-- Recorded information --
____

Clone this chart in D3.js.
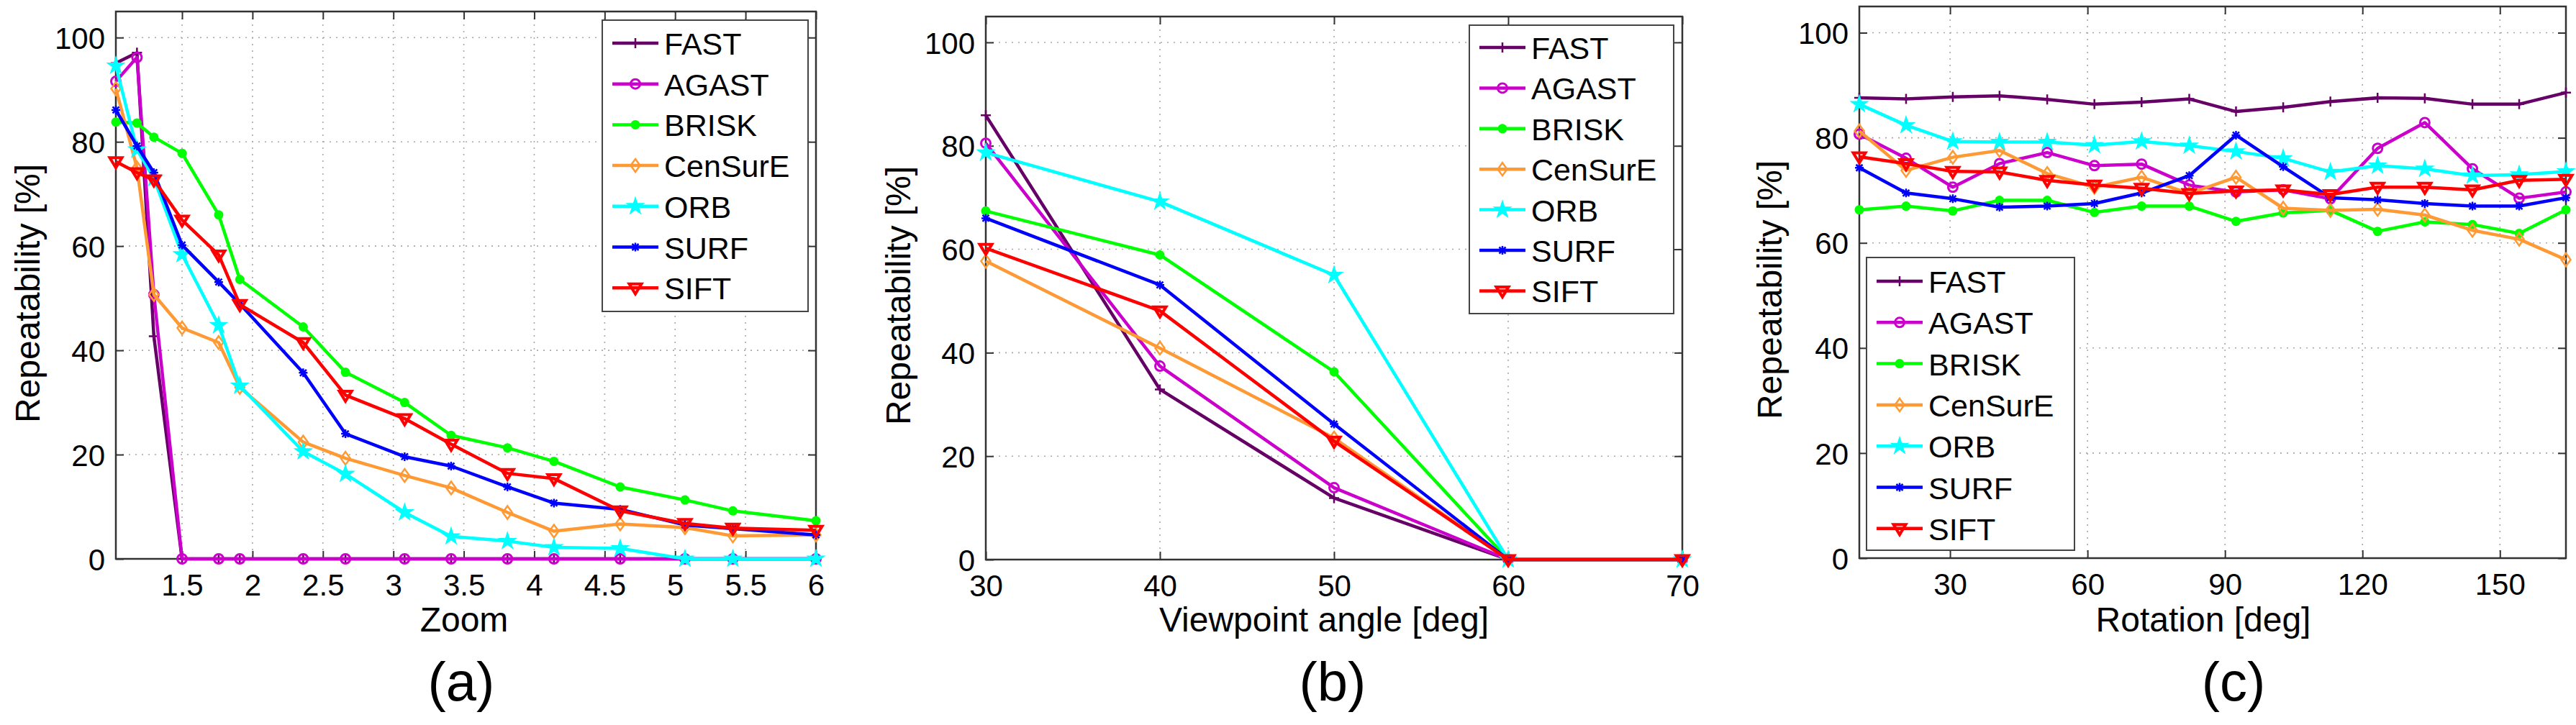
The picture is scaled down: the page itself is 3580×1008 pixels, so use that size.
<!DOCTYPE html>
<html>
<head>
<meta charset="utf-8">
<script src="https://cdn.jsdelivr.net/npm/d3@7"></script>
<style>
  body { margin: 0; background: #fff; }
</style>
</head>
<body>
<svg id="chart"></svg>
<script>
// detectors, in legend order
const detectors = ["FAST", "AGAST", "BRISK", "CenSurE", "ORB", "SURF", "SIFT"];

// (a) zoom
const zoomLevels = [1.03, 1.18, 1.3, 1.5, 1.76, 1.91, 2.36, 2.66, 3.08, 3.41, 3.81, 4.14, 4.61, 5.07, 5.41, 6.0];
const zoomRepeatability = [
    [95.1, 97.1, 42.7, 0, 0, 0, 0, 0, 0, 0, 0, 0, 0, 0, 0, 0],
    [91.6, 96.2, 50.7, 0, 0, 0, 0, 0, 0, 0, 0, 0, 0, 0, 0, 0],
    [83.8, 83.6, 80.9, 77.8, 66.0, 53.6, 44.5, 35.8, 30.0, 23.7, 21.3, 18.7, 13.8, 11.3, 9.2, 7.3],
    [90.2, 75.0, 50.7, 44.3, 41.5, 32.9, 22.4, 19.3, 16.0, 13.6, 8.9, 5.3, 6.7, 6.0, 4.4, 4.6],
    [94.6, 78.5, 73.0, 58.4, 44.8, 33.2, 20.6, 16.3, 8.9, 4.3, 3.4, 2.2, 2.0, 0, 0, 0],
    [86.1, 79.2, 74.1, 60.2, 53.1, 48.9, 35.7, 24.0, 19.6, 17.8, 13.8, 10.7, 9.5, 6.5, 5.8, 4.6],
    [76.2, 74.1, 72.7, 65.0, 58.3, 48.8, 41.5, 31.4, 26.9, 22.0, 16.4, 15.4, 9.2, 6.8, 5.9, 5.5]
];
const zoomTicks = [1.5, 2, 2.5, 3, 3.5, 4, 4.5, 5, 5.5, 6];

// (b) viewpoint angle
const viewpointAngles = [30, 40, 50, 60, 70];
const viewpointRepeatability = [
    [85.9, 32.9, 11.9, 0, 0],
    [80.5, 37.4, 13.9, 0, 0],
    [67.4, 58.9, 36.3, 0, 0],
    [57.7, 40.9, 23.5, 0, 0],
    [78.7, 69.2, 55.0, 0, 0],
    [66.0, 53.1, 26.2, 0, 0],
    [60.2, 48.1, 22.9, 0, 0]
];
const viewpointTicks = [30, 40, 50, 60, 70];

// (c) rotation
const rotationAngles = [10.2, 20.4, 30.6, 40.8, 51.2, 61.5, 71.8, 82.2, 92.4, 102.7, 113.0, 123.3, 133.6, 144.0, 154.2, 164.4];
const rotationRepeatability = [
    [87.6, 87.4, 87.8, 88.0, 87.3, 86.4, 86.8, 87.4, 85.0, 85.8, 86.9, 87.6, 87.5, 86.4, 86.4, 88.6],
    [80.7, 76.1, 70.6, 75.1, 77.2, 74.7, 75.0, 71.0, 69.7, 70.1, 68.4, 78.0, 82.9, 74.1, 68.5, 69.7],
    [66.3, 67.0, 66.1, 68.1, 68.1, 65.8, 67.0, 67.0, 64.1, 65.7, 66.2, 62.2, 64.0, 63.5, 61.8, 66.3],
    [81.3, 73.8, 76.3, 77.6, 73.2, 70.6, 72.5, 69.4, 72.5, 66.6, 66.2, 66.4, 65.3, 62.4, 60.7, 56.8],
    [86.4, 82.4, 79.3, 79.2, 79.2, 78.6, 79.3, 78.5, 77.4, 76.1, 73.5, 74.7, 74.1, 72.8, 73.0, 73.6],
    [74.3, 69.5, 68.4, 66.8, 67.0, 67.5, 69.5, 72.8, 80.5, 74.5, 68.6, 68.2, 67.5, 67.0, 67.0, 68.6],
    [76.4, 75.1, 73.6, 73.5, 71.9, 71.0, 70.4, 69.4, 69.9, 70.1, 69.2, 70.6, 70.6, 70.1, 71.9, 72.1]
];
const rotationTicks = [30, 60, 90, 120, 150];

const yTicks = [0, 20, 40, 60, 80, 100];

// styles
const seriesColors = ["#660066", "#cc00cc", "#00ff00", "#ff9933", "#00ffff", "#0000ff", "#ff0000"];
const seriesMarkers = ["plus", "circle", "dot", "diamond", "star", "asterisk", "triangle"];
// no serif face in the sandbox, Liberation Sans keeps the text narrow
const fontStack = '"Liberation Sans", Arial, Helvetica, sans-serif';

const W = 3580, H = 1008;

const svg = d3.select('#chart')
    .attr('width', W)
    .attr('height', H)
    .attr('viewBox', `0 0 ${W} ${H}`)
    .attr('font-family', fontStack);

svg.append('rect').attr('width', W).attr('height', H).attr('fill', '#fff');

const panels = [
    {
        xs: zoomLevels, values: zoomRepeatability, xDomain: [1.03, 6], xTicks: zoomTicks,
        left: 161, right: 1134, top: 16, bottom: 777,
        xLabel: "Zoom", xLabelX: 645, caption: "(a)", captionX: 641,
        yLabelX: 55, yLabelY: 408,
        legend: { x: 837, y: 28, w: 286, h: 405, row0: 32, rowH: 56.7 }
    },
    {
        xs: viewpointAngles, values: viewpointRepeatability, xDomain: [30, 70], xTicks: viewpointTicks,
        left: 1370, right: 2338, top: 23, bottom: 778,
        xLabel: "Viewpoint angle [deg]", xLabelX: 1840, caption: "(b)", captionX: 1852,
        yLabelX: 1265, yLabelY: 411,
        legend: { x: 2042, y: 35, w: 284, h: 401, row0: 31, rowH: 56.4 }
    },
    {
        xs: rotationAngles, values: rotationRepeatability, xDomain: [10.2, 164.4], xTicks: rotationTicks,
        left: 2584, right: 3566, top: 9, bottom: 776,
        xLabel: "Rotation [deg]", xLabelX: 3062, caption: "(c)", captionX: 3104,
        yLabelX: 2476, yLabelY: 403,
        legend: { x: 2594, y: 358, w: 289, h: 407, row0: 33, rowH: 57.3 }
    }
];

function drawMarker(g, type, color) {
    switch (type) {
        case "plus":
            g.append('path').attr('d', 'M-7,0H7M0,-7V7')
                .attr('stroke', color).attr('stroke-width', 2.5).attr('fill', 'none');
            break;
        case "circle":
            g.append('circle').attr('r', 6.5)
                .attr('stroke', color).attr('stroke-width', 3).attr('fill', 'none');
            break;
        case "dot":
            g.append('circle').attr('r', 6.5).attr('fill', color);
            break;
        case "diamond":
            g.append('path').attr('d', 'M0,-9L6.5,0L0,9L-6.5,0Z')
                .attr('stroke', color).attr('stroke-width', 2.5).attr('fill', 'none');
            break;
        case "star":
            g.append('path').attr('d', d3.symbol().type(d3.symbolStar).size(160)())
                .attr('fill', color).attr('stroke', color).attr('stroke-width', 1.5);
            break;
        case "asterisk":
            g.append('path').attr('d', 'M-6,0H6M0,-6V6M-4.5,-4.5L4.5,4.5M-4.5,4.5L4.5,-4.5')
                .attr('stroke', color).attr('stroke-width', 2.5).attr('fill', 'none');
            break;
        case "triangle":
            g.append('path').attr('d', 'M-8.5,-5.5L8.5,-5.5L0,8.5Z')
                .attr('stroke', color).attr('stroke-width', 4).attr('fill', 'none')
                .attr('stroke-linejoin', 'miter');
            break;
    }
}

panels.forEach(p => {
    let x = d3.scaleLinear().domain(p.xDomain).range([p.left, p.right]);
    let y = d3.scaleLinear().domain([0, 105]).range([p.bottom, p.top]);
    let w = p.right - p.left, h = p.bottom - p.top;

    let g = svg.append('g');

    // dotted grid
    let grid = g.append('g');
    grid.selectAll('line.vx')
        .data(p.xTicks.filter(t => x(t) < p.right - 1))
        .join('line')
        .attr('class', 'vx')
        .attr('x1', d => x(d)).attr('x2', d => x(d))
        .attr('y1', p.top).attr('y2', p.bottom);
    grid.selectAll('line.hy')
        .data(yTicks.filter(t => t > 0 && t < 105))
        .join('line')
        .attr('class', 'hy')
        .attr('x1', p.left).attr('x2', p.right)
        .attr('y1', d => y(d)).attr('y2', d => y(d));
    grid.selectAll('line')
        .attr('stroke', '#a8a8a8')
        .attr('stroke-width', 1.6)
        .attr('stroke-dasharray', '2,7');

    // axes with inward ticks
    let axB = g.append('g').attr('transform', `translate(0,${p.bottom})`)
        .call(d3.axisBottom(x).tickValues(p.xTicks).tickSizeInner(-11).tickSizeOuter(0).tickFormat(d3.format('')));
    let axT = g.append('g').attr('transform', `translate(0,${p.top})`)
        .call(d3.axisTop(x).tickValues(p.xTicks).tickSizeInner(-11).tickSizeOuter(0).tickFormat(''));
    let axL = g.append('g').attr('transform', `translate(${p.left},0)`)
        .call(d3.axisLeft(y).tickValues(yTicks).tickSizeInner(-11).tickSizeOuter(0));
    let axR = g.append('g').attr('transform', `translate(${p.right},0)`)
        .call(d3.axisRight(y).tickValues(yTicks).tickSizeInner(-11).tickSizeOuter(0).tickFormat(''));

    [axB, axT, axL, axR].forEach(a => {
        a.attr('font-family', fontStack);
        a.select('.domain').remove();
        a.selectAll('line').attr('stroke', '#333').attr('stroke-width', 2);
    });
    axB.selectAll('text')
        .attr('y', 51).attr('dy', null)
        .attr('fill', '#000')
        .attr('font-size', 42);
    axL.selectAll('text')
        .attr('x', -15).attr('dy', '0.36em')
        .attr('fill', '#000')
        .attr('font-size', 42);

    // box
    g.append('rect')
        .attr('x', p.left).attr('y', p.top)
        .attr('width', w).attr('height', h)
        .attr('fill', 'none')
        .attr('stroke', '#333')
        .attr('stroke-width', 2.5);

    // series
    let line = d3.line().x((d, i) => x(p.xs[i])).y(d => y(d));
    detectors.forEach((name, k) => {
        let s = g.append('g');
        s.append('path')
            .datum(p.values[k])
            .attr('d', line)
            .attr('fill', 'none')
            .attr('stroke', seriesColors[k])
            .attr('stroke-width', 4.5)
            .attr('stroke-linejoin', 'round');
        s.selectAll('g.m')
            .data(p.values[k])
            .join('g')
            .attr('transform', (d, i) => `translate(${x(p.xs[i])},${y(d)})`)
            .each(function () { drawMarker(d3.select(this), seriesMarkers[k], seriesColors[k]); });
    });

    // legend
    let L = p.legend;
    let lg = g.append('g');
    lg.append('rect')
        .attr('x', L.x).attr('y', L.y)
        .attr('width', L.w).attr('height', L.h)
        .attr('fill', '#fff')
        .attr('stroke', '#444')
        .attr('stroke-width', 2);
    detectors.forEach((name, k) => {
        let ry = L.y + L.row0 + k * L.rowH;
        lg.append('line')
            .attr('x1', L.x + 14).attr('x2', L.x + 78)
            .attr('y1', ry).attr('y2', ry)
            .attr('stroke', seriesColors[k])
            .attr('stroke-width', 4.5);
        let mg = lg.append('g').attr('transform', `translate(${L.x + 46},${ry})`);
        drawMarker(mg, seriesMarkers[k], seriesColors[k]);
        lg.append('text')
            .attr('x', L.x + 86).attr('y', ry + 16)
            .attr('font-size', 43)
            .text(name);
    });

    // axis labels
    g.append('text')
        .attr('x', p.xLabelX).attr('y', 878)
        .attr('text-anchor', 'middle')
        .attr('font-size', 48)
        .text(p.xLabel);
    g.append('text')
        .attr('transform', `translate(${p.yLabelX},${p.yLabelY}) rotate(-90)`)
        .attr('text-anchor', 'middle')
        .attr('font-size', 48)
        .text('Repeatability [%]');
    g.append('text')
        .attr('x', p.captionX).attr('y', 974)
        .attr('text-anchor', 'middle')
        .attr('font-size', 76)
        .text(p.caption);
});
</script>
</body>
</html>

____

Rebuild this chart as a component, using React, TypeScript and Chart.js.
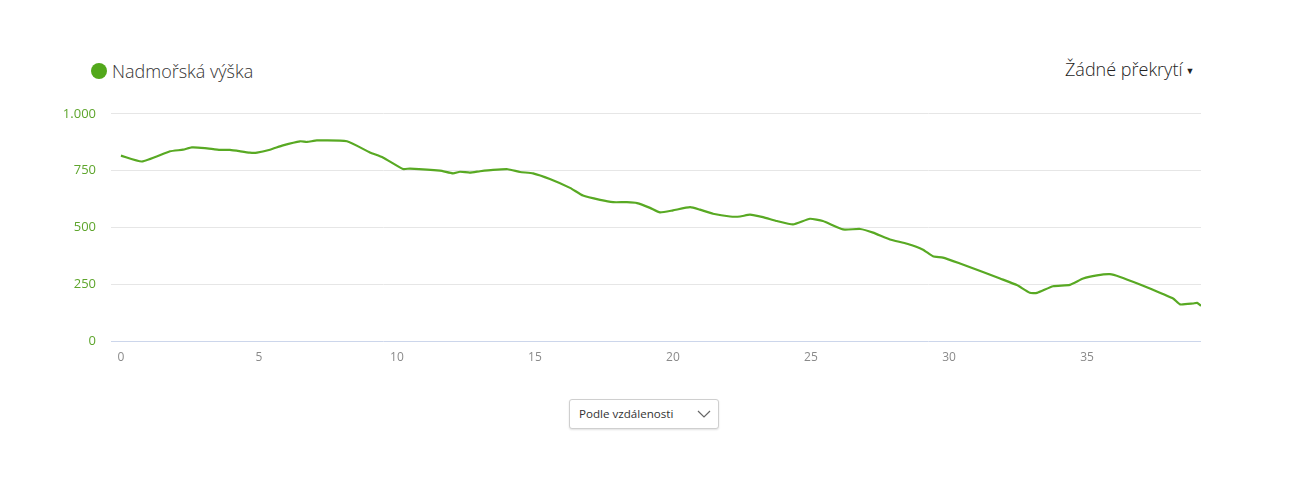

____

-- What you should do --
How many lines in the entries contain the string "this"? Answer with the number only.

-- Answer to the problem --
3